[SHORT EXERCISE] Repeat the material exactly from its first line to the line that includes "const crpCross = [49.3, 68.4];". Skip pictures.

◇ ◇ ◇

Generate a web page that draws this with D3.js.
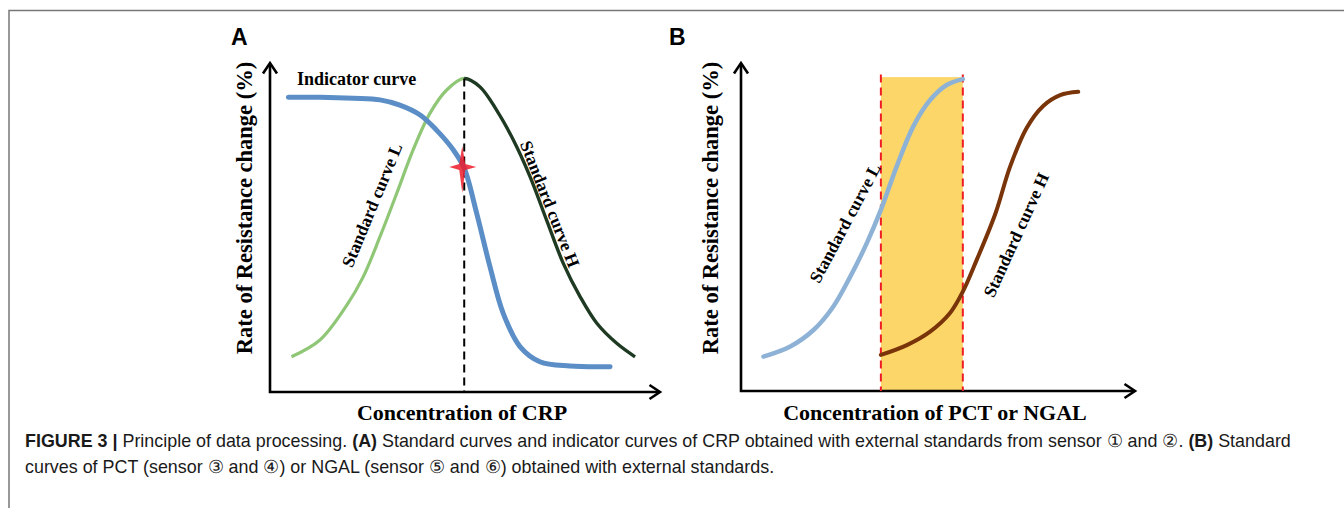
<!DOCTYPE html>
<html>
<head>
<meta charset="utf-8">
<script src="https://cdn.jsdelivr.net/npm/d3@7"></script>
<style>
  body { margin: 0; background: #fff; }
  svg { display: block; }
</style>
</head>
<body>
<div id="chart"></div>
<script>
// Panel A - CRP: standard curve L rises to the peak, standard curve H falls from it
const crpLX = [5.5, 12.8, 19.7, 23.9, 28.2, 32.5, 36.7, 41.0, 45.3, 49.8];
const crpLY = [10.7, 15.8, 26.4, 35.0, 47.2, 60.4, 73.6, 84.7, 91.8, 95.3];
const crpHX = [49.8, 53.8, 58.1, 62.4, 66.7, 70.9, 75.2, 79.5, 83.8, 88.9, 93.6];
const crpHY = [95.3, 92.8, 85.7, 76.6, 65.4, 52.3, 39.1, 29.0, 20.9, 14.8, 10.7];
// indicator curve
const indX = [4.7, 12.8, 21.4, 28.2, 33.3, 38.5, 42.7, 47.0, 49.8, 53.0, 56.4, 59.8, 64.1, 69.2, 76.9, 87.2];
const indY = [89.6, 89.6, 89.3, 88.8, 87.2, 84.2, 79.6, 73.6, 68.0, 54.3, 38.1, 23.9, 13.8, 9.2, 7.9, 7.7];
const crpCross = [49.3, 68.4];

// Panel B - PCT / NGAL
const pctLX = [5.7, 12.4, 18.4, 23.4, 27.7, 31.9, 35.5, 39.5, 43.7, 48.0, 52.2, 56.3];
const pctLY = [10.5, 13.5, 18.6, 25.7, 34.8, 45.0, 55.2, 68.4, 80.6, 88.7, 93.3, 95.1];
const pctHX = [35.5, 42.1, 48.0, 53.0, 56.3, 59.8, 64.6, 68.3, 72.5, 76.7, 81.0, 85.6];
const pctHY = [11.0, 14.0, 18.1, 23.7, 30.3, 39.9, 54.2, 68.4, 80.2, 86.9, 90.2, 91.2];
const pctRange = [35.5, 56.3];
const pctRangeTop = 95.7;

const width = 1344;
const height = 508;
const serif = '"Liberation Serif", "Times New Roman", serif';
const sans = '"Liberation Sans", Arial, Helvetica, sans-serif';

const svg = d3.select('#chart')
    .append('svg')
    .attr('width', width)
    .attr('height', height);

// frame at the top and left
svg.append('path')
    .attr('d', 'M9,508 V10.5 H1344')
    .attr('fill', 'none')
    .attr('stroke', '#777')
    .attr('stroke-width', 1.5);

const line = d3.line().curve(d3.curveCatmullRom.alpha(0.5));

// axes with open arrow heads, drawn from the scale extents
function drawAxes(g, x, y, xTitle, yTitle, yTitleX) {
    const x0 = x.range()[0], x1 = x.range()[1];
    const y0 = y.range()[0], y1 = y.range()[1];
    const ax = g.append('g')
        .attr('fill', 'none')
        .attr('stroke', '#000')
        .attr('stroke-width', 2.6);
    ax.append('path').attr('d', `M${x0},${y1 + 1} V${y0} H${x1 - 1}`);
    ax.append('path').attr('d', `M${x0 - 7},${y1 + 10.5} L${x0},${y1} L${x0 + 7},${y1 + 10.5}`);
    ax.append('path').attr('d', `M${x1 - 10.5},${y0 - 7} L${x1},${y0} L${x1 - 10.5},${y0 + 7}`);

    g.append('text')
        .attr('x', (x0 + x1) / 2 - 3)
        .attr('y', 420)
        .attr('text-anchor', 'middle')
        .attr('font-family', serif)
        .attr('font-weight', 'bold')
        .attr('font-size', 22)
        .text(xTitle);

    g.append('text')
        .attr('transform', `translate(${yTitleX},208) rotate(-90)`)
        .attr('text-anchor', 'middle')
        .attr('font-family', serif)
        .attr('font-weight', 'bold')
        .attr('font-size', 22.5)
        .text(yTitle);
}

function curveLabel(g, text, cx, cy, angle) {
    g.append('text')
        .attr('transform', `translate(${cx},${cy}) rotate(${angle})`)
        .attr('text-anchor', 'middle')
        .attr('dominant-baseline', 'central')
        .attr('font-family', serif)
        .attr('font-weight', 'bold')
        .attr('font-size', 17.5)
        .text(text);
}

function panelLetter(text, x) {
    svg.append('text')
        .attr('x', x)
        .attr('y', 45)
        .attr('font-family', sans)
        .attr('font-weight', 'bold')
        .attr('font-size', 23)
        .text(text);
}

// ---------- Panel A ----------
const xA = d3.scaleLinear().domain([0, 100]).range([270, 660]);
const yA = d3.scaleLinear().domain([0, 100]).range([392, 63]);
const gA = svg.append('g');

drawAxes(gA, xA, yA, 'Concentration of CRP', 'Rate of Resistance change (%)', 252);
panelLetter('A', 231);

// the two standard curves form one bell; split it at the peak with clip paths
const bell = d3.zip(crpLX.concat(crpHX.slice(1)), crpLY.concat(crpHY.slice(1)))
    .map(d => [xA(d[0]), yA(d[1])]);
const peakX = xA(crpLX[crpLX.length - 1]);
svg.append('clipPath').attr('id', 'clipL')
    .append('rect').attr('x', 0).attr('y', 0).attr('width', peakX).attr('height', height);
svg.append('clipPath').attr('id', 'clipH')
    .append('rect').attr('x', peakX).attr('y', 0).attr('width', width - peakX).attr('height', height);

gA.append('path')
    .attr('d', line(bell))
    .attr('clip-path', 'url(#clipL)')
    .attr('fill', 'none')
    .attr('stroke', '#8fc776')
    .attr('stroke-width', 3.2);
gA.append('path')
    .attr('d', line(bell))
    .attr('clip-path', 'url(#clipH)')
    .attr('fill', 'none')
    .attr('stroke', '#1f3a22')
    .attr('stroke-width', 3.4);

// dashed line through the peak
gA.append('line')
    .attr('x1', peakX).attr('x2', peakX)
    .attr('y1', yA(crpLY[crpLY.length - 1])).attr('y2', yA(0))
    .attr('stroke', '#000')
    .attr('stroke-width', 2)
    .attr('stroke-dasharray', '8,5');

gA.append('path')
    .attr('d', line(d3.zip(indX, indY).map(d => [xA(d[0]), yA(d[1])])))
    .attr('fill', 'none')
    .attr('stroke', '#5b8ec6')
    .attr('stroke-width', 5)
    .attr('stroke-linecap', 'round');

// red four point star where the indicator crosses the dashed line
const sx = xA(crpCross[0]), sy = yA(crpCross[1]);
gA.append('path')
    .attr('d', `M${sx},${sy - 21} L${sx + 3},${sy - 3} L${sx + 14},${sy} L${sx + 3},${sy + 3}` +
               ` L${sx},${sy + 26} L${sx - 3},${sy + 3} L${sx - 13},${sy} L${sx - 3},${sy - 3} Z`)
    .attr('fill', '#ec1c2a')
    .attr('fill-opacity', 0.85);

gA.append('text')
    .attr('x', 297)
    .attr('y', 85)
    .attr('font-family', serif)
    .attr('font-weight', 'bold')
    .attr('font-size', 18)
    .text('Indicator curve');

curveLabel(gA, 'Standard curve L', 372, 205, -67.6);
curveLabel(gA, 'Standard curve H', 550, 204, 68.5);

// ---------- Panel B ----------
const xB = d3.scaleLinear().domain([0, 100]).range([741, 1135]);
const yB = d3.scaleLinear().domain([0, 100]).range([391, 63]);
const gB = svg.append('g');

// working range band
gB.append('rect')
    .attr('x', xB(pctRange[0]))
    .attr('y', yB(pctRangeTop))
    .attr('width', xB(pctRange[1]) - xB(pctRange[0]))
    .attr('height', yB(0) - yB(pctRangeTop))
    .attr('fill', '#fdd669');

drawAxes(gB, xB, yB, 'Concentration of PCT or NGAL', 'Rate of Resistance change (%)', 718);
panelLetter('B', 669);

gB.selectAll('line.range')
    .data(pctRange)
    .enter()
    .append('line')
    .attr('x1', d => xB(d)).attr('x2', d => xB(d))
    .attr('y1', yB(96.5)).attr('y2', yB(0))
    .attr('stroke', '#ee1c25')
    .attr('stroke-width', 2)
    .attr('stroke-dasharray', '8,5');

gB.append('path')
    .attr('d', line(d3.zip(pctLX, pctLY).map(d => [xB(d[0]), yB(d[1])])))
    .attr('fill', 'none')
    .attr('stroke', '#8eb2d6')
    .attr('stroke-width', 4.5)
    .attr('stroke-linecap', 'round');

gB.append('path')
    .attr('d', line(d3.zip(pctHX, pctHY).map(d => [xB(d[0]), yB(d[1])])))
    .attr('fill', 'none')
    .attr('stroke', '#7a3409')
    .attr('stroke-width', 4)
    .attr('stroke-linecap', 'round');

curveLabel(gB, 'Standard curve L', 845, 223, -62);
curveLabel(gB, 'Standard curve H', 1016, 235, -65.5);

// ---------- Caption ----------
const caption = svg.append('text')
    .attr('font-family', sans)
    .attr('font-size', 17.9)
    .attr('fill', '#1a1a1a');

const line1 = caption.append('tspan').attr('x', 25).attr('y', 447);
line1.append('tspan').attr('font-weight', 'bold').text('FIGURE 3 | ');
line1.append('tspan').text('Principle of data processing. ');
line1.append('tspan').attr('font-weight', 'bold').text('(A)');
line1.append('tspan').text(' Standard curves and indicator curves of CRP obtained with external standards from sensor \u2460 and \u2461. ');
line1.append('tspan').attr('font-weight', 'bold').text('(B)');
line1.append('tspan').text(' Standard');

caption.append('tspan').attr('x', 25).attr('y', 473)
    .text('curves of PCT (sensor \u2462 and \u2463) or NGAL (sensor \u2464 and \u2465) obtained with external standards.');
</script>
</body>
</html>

◇ ◇ ◇

[ANSWER BELOW]
Generate a web page that draws this with D3.js.
<!DOCTYPE html>
<html>
<head>
<meta charset="utf-8">
<script src="https://cdn.jsdelivr.net/npm/d3@7"></script>
<style>
  body { margin: 0; background: #fff; }
  svg { display: block; }
</style>
</head>
<body>
<div id="chart"></div>
<script>
// Panel A - CRP: standard curve L rises to the peak, standard curve H falls from it
const crpLX = [5.5, 12.8, 19.7, 23.9, 28.2, 32.5, 36.7, 41.0, 45.3, 49.8];
const crpLY = [10.7, 15.8, 26.4, 35.0, 47.2, 60.4, 73.6, 84.7, 91.8, 95.3];
const crpHX = [49.8, 53.8, 58.1, 62.4, 66.7, 70.9, 75.2, 79.5, 83.8, 88.9, 93.6];
const crpHY = [95.3, 92.8, 85.7, 76.6, 65.4, 52.3, 39.1, 29.0, 20.9, 14.8, 10.7];
// indicator curve
const indX = [4.7, 12.8, 21.4, 28.2, 33.3, 38.5, 42.7, 47.0, 49.8, 53.0, 56.4, 59.8, 64.1, 69.2, 76.9, 87.2];
const indY = [89.6, 89.6, 89.3, 88.8, 87.2, 84.2, 79.6, 73.6, 68.0, 54.3, 38.1, 23.9, 13.8, 9.2, 7.9, 7.7];
const crpCross = [49.3, 68.4];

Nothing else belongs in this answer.